Provided data:
▬▬▬

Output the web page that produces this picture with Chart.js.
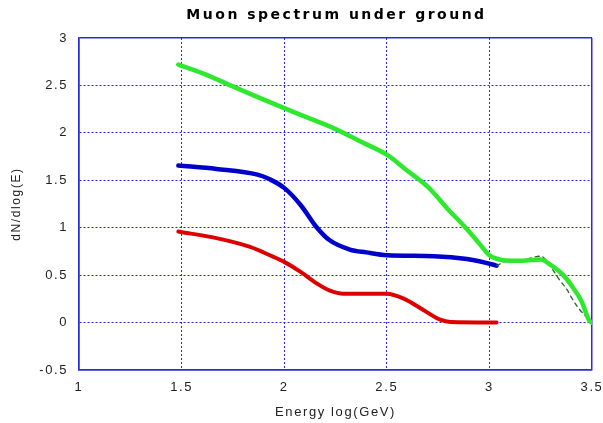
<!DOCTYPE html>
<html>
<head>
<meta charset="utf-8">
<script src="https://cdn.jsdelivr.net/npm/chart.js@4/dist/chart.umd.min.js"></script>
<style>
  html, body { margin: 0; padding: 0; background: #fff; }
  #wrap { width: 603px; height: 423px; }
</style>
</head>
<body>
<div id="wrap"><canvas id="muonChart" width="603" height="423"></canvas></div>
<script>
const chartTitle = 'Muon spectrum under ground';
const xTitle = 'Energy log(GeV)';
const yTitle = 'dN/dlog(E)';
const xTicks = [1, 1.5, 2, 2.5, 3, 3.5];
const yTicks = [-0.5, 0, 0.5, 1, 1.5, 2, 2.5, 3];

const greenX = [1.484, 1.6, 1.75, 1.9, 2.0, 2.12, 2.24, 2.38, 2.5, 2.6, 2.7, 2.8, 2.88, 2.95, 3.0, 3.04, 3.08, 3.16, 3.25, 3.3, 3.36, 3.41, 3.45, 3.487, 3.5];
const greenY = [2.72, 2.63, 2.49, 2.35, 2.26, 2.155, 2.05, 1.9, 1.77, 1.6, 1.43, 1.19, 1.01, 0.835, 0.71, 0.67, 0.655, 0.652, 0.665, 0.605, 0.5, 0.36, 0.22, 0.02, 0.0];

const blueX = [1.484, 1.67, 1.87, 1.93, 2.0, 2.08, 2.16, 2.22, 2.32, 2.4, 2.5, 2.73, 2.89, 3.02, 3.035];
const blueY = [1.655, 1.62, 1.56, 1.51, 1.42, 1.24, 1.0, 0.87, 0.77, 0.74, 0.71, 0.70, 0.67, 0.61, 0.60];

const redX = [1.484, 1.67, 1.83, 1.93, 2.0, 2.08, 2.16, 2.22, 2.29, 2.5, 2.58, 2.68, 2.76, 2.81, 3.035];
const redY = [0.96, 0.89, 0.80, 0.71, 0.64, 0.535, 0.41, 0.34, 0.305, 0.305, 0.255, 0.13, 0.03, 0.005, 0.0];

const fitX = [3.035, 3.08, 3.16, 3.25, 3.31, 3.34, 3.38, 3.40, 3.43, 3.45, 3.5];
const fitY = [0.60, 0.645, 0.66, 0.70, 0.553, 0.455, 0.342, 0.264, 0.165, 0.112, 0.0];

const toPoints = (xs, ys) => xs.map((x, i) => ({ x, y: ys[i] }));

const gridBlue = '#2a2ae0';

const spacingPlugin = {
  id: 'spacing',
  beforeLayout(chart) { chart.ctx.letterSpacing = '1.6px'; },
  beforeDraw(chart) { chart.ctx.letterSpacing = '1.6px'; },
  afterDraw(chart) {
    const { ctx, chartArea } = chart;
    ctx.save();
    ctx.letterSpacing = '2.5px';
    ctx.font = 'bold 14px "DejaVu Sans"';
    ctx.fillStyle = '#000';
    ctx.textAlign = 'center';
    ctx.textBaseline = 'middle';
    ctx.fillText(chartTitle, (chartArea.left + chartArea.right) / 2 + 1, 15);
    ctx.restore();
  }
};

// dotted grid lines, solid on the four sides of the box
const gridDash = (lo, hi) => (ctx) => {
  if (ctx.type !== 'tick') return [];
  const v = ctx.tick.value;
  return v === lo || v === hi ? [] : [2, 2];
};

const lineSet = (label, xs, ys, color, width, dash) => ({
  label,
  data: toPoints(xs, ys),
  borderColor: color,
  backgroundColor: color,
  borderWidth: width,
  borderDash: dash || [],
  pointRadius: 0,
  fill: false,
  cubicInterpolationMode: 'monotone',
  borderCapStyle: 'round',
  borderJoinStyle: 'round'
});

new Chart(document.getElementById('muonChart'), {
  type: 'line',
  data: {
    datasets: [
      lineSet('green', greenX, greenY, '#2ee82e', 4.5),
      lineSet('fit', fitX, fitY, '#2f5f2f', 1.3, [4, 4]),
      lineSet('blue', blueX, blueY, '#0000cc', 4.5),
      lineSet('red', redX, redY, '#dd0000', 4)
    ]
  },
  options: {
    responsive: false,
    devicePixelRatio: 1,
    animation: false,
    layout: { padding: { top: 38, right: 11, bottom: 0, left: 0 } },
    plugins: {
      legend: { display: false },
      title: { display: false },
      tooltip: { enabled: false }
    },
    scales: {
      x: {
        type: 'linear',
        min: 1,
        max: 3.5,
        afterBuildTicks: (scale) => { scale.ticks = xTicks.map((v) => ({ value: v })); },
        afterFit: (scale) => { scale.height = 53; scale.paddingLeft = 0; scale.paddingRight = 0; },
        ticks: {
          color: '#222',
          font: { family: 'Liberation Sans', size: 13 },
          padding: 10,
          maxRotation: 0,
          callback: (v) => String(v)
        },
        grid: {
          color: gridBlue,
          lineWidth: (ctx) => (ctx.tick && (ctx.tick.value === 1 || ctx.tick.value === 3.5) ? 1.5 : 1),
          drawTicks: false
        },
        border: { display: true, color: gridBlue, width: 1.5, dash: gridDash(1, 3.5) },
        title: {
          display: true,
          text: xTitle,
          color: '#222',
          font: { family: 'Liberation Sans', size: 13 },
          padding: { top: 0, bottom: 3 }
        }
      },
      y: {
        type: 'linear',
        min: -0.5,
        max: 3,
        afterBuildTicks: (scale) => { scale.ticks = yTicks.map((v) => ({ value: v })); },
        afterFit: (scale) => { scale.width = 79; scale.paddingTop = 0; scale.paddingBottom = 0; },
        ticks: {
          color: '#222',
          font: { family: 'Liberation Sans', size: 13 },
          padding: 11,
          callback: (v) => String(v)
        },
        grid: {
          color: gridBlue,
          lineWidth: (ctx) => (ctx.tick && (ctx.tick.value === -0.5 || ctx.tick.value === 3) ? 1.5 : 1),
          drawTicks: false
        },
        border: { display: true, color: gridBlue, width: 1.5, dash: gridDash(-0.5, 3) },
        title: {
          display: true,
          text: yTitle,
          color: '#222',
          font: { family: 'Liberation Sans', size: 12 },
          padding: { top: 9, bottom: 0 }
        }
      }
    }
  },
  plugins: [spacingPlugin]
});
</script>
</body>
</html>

▬▬▬

Exercise description: Only the lines from the start of the material through the line containing "0.22, 0.02, 0.0];" should be transcribed. Pictures stay out.

Correct answer:
Output the web page that produces this picture with Chart.js.
<!DOCTYPE html>
<html>
<head>
<meta charset="utf-8">
<script src="https://cdn.jsdelivr.net/npm/chart.js@4/dist/chart.umd.min.js"></script>
<style>
  html, body { margin: 0; padding: 0; background: #fff; }
  #wrap { width: 603px; height: 423px; }
</style>
</head>
<body>
<div id="wrap"><canvas id="muonChart" width="603" height="423"></canvas></div>
<script>
const chartTitle = 'Muon spectrum under ground';
const xTitle = 'Energy log(GeV)';
const yTitle = 'dN/dlog(E)';
const xTicks = [1, 1.5, 2, 2.5, 3, 3.5];
const yTicks = [-0.5, 0, 0.5, 1, 1.5, 2, 2.5, 3];

const greenX = [1.484, 1.6, 1.75, 1.9, 2.0, 2.12, 2.24, 2.38, 2.5, 2.6, 2.7, 2.8, 2.88, 2.95, 3.0, 3.04, 3.08, 3.16, 3.25, 3.3, 3.36, 3.41, 3.45, 3.487, 3.5];
const greenY = [2.72, 2.63, 2.49, 2.35, 2.26, 2.155, 2.05, 1.9, 1.77, 1.6, 1.43, 1.19, 1.01, 0.835, 0.71, 0.67, 0.655, 0.652, 0.665, 0.605, 0.5, 0.36, 0.22, 0.02, 0.0];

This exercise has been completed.